Sy’s so entertained. “Before you say the prayer over the children,” he says, laughing outright at Sue, “you might want to locate them all. Uh, where’s June?”
* * *
June’s pretending it’s a movie. It feels safer. She’s that girl, the gawky redhead who drops her books but is secretly gorgeous behind glasses once hair products are applied. Maybe she’s cool in her old school, the competitive Stuyvesant, but at Beach Channel High, she’s still a yet-to-be-labeled problem. It’s the kind of movie June and her best friend, Jake Leibowitz, prefer. Not too much thinking required. At the end, there’s redemption. Or at least a makeover.
The movie opens here, with June standing on a dark, windy outer-borough beach. Acoustic guitar is omnisciently picked. She’s about to throw a message in a bottle. Not the good kind of bottle, June wrote in her daily e-mail to Jake. Not the kind sealed with a cork and black wax—prop budget? If only I knew how to skim a shell, I wouldn’t even need a bottle. I don’t even know what shell’s best for skimming.
The daily e-mail to Jake is in place of the daily phone call since June caught her mom eavesdropping. Thrice.
To think of shells as containers where animals once lived can really, really make you tired.

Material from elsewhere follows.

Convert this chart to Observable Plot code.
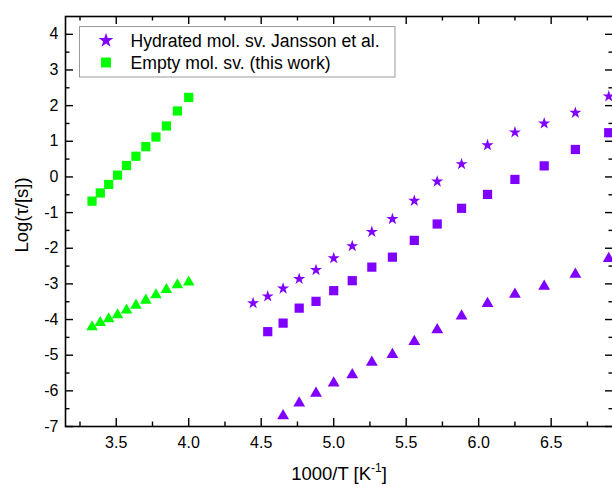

It’s take number two zillion, so June’s tired. It’s not just shells; no one taught her, a girl, to throw anything. A wave rolls in (city-puddle gray), then folds and breaks. White froth carries the bottle back to her. June kicks the sand in frustration. The camera shot widens. A little ways down the beach, where the boardwalk starts, other teenagers sit by a bonfire. Does June care th
at she’s not there with them? Her wistful expression leaves this open to interpretation.
And there’s no need for the cheesy voice-over either. Just the fact that those kids can get a fire lit in this beach wind shows the difference between her and them, locals and new June. She’ll bet every one of them can throw a bottle far out to sea, not to mention skip shells, body-surf, differentiate a surf clam from a razor clam. On their scratchy radio, P. Diddy is singing “‘Yeah, c’mon. I need a, I want a…girl’”—further driving home the schism. None of them would ever have a best friend like Jake, a gay hockey player who speaks four languages (one of them of his own invention).
June will have to break it to Jake soon. Their summer beach/movie plans are nixed. He is not what you’d call a believable character, not here in Rockaway, anyway. If he insists on a role, he’ll have to hide miserably beneath a flannel shirt and board shorts. Then, depending on the focus-group feedback, the story will end with him drowning himself or meeting a merman and living happily ever after.
Again, June throws the bottle. Waits. Again, it returns. Throw. Wait. Return. It’s like a game of fetch with Blacky, only no joy. If the script were to take a more allegorical route, June could play Blacky, fetching a Frisbee thrown by Tim, petted by him, good girl. Or misbehaving, jerked by her collar, a loving slap, bad, bad girl, naughty girl. Luckily, it’s dark, the quarter moon as cloudy as her dead grandma’s cataract. June removes her backpack and walks up a bit to place it on the dry sand. Maybe she’ll throw better without having to worry about the egg. Maybe if she turns sideways, like boys do, and really concentrates on reaching her achy arm back.
“Boo!” Kenny Mole-Kacy pounces. His loud windbreaker rustles all around her for the second time today. He’s her neighbor, at her bus stop, in her health class, and now he’s touching his thumb to her cheek, saying he heard “cool news!” They’ll also be in driver’s ed together starting tomorrow. “Don’t look so excited, June.”
Actually, with his pimples and thinning hair patch erased in the dark, Kenny’s sort of, well, not as hideous as usual. “You know,” June says for something to say, “you shouldn’t carry your egg like that. Loose like that in your pocket.”